Other current board members seeking re-election are James G. Ekeberg and Gerald D. Chapman. Although they are incumbents, they are not running as a slate.

Ekeberg stuck up for the plan, saying it would have provided the district space to offer full-day kindergarten, as well as room for federally funded preschool classes, but he conceded the communication could have been better. Ekeberg said if they could do it over again, they might start with a community engagement committee like the 44-member group that Superintendent Scott Thompson formed after the proposal was rejected.

Asad 'Sid' Aman had perhaps the most positive words to say about the plan, saying he thought it was a success because it got people like him and the other candidates more involved in the district. He said he felt there were some great ideas in the plan and the past year should be seen as the first phase of a larger process.

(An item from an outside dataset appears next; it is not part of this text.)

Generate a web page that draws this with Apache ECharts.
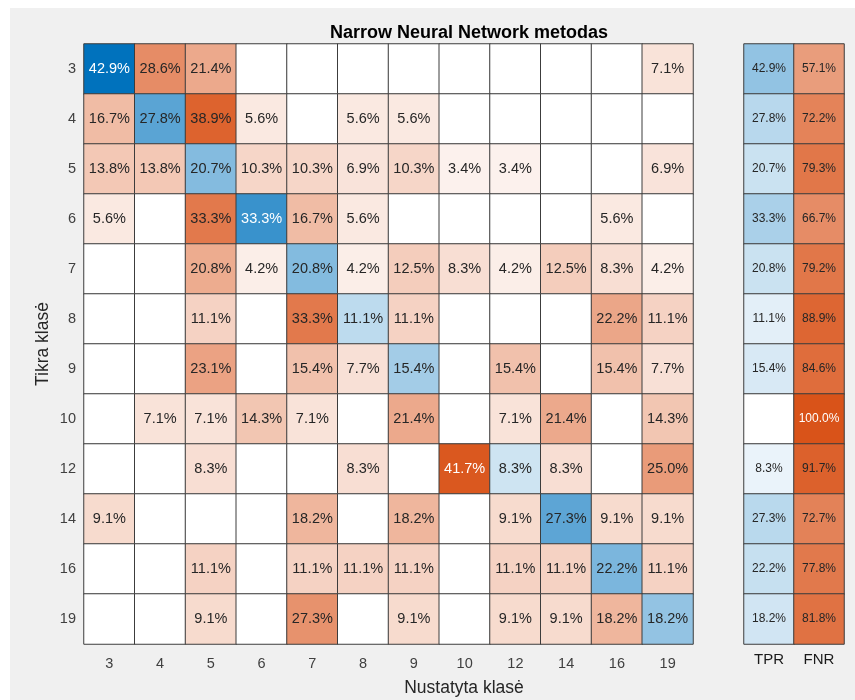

Aman said there were several components of the proposal he felt could be achieved without borrowing money, including realigning the district's school attendance boundaries and implementing a community school concept.

"We should provide a plan that makes everyone happy," Aman said. "I'm not being optimistic; I'm not being naive. I think it is possible to make everybody happy and then you don't have these divisions."

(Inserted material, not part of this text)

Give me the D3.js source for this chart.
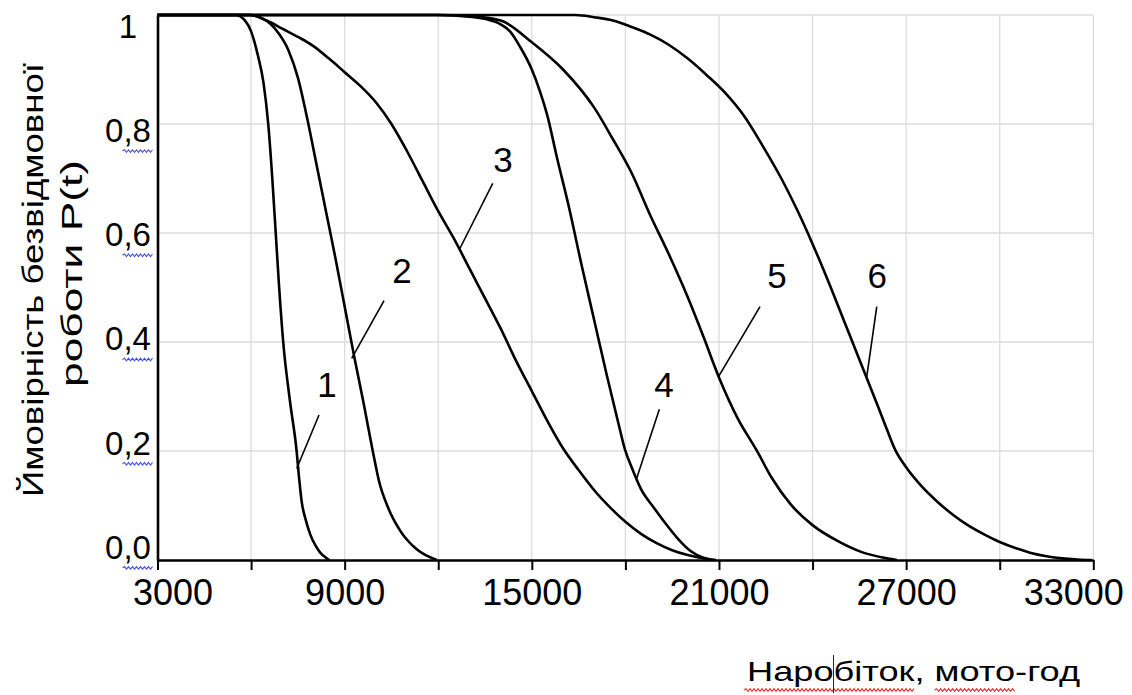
<!DOCTYPE html>
<html>
<head>
<meta charset="utf-8">
<script src="https://cdn.jsdelivr.net/npm/d3@7"></script>
<style>
  body { margin: 0; background: #fff; }
  text { font-family: "Liberation Sans", Arial, sans-serif; fill: #000; }
</style>
</head>
<body>
<div id="chart"></div>
<script>
// P(t) curves: [hours, probability]
const curve1 = [[3000,1],[5500,1],[5800,0.99],[6000,0.97],[6200,0.93],[6400,0.875],[6550,0.80],[6680,0.70],[6790,0.60],[6900,0.50],[7030,0.40],[7250,0.29],[7460,0.20],[7540,0.15],[7620,0.108],[7750,0.074],[7890,0.048],[8050,0.028],[8210,0.014],[8380,0.005],[8510,0]]
const curve2 = [[3000,1],[5950,1],[6300,0.995],[6600,0.985],[6900,0.965],[7200,0.935],[7500,0.885],[7800,0.81],[8100,0.725],[8400,0.64],[8700,0.555],[9000,0.465],[9300,0.375],[9600,0.29],[9900,0.2],[10100,0.145],[10400,0.095],[10800,0.052],[11300,0.02],[11950,0]]
const curve3 = [[3000,1],[6000,1],[6500,0.99],[7000,0.975],[7500,0.96],[8000,0.943],[8500,0.92],[9000,0.895],[9500,0.87],[10000,0.84],[10500,0.80],[11000,0.75],[11500,0.695],[12000,0.64],[12500,0.59],[13000,0.535],[13500,0.48],[14000,0.425],[14500,0.365],[15000,0.31],[15500,0.255],[16000,0.205],[16500,0.165],[17000,0.128],[17500,0.097],[18000,0.07],[18500,0.048],[19000,0.031],[19500,0.018],[20000,0.009],[20500,0.003],[20900,0]]
const curve4 = [[3000,1],[12000,1],[13000,0.997],[13500,0.993],[14000,0.983],[14300,0.97],[14620,0.942],[15000,0.9],[15260,0.86],[15500,0.815],[15800,0.74],[16200,0.645],[16600,0.54],[17000,0.44],[17400,0.34],[17800,0.245],[17990,0.202],[18200,0.17],[18500,0.13],[18900,0.097],[19300,0.066],[19700,0.038],[20100,0.016],[20500,0.004],[20750,0]]
const curve5 = [[3000,1],[12000,1],[13000,0.998],[14000,0.99],[15000,0.95],[16000,0.9],[17000,0.83],[17600,0.772],[18200,0.71],[18800,0.632],[19400,0.56],[20000,0.482],[20500,0.41],[21000,0.335],[21600,0.26],[22200,0.202],[22700,0.15],[23300,0.102],[24000,0.064],[24800,0.035],[25600,0.014],[26300,0.004],[26700,0]]
const curve6 = [[3000,1],[16400,1],[17000,0.996],[17600,0.99],[18200,0.978],[18800,0.964],[19400,0.945],[20000,0.92],[20600,0.89],[21200,0.857],[21800,0.815],[22400,0.76],[23000,0.7],[23500,0.643],[24000,0.58],[24500,0.512],[25000,0.44],[25500,0.368],[26000,0.296],[26300,0.252],[26650,0.202],[27000,0.17],[27500,0.135],[28000,0.107],[28500,0.083],[29000,0.063],[29500,0.047],[30000,0.033],[30500,0.022],[31000,0.013],[31500,0.007],[32000,0.003],[32500,0.001],[32950,0]]
const curves = [curve1, curve2, curve3, curve4, curve5, curve6]

// curve numbers with their leader lines (data units)
const curveNames = ["1", "2", "3", "4", "5", "6"]
const leaderFrom = [[7463,0.168],[9226,0.370],[12698,0.572],[18363,0.150],[20980,0.336],[25737,0.336]]
const leaderTo = [[8178,0.266],[10262,0.476],[13747,0.691],[19088,0.2765],[22316,0.465],[26058,0.465]]
const labelAt = [[8434,0.299],[10839,0.508],[14077,0.712],[19238,0.299],[22861,0.499],[26077,0.499]]

const xTicks = d3.range(3000, 33001, 3000)
const xLabelTicks = [3000, 9000, 15000, 21000, 27000, 33000]
const yTicks = [0, 0.2, 0.4, 0.6, 0.8, 1]
const yTickText = ["0,0", "0,2", "0,4", "0,6", "0,8", "1"]

const width = 1132
const height = 695

const x = d3.scaleLinear().domain([3000, 33000]).range([157.5, 1093.3])
const y = d3.scaleLinear().domain([0, 1]).range([560, 15])
// the value labels on the left sit on a slightly tighter spacing than the grid
const yLab = d3.scaleLinear().domain([0, 1]).range([547, 26])

const svg = d3.select("#chart").append("svg")
    .attr("width", width)
    .attr("height", height)

function wavy(x0, x1, yy) {
    let p = `M${x0},${yy}`
    let up = true
    for (let xx = x0 + 2; xx <= x1; xx += 2) {
        p += `L${xx},${yy + (up ? -1.3 : 1.3)}`
        up = !up
    }
    return p
}

// grid
svg.append("g")
    .selectAll("line")
    .data(xTicks.slice(1))
    .join("line")
    .attr("x1", d => x(d)).attr("x2", d => x(d))
    .attr("y1", y(0)).attr("y2", y(1))
    .attr("stroke", "#dcdcdc")
    .attr("stroke-width", 1.3)

svg.append("g")
    .selectAll("line")
    .data(yTicks.slice(1))
    .join("line")
    .attr("x1", x(3000)).attr("x2", x(33000))
    .attr("y1", d => y(d)).attr("y2", d => y(d))
    .attr("stroke", "#dcdcdc")
    .attr("stroke-width", 1.3)

// curves
const line = d3.line()
    .x(d => x(d[0]))
    .y(d => y(d[1]))
    .curve(d3.curveMonotoneX)

svg.append("g")
    .selectAll("path")
    .data(curves)
    .join("path")
    .attr("d", line)
    .attr("fill", "none")
    .attr("stroke", "#000")
    .attr("stroke-width", 2.6)
    .attr("stroke-linejoin", "round")

// leader lines and numbers
svg.append("g")
    .selectAll("line")
    .data(curveNames)
    .join("line")
    .attr("x1", (d, i) => x(leaderFrom[i][0]))
    .attr("y1", (d, i) => y(leaderFrom[i][1]))
    .attr("x2", (d, i) => x(leaderTo[i][0]))
    .attr("y2", (d, i) => y(leaderTo[i][1]))
    .attr("stroke", "#000")
    .attr("stroke-width", 1.6)

svg.append("g")
    .selectAll("text")
    .data(curveNames)
    .join("text")
    .attr("x", (d, i) => x(labelAt[i][0]))
    .attr("y", (d, i) => y(labelAt[i][1]))
    .attr("text-anchor", "middle")
    .attr("font-size", 35)
    .text(d => d)

// x axis
svg.append("g")
    .attr("transform", `translate(0,${y(0)})`)
    .call(d3.axisBottom(x).tickValues(xTicks).tickSize(10).tickSizeOuter(0)
        .tickFormat(d => xLabelTicks.includes(d) ? d : ""))
    .attr("font-size", 36)
    .attr("font-family", "Liberation Sans, Arial, sans-serif")
    .call(g => g.select(".domain").attr("stroke", "#000").attr("stroke-width", 2.6))
    .call(g => g.selectAll(".tick line").attr("stroke", "#000").attr("stroke-width", 2))
    .call(g => g.selectAll(".tick text")
        .attr("fill", "#000")
        .attr("y", 19)
        .attr("dx", d => d === 3000 ? 15 : d === 33000 ? -20 : 0))

// y axis line
svg.append("g")
    .attr("transform", `translate(${x(3000)},0)`)
    .call(d3.axisLeft(y).tickValues([]).tickSizeOuter(0))
    .call(g => g.select(".domain").attr("stroke", "#000").attr("stroke-width", 2.6))

const yLabels = svg.append("g")
    .selectAll("text")
    .data(yTicks)
    .join("text")
    .attr("x", 128)
    .attr("y", d => yLab(d))
    .attr("dy", "0.36em")
    .attr("text-anchor", "middle")
    .attr("font-size", 33)
    .text((d, i) => yTickText[i])

// spell-check squiggles under the comma labels
yLabels.filter(d => d < 1).each(function () {
    const b = this.getBBox()
    svg.append("path")
        .attr("d", wavy(b.x + b.width * 0.38, b.x + b.width + 3, b.y + b.height + 2))
        .attr("fill", "none")
        .attr("stroke", "#3f51e6")
        .attr("stroke-width", 1.1)
})

// axis titles
svg.append("text")
    .attr("transform", "translate(43,280) rotate(-90)")
    .attr("text-anchor", "middle")
    .attr("font-size", 29)
    .attr("textLength", 434)
    .attr("lengthAdjust", "spacingAndGlyphs")
    .text("Ймовірність безвідмовної")

svg.append("text")
    .attr("transform", "translate(82,273.5) rotate(-90)")
    .attr("text-anchor", "middle")
    .attr("font-size", 29)
    .attr("textLength", 227)
    .attr("lengthAdjust", "spacingAndGlyphs")
    .text("роботи P(t)")

const xTitleText = "Наробіток, мото-год"
const xTitle = svg.append("text")
    .attr("x", 747)
    .attr("y", 681)
    .attr("font-size", 28)
    .text(xTitleText)
const natural = xTitle.node().getComputedTextLength()
const sub = (a, b) => xTitle.node().getSubStringLength(a, b)
const k = 333 / natural
const w1 = sub(0, 9) * k
const w2s = sub(0, 11) * k
const w2 = sub(11, 4) * k
const caret = sub(0, 4) * k
xTitle.attr("textLength", 333).attr("lengthAdjust", "spacingAndGlyphs")

svg.append("path")
    .attr("d", wavy(747 - 3, 747 + w1, 690))
    .attr("fill", "none").attr("stroke", "#e03030").attr("stroke-width", 1.1)
svg.append("path")
    .attr("d", wavy(747 + w2s, 747 + w2s + w2, 690))
    .attr("fill", "none").attr("stroke", "#e03030").attr("stroke-width", 1.1)
svg.append("line")
    .attr("x1", 747 + caret).attr("x2", 747 + caret)
    .attr("y1", 655).attr("y2", 693)
    .attr("stroke", "#222").attr("stroke-width", 1)
</script>
</body>
</html>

The other two first-time candidates, who are running independently, are Adam Bauske and David Border.

Border said he felt the district being able to offer full-day kindergarten was a high priority. The district does not have the classroom space to offer it.

"They'll go elsewhere if they don't get it," Border said of parents.

Bauske said he thinks all agree on some aspects of the proposal and that maybe the best way forward is to address the problems piece by piece.

Border and Kain are seeking the single 2-year board term up for election in April. The other nine candidates are seeking 4-year terms.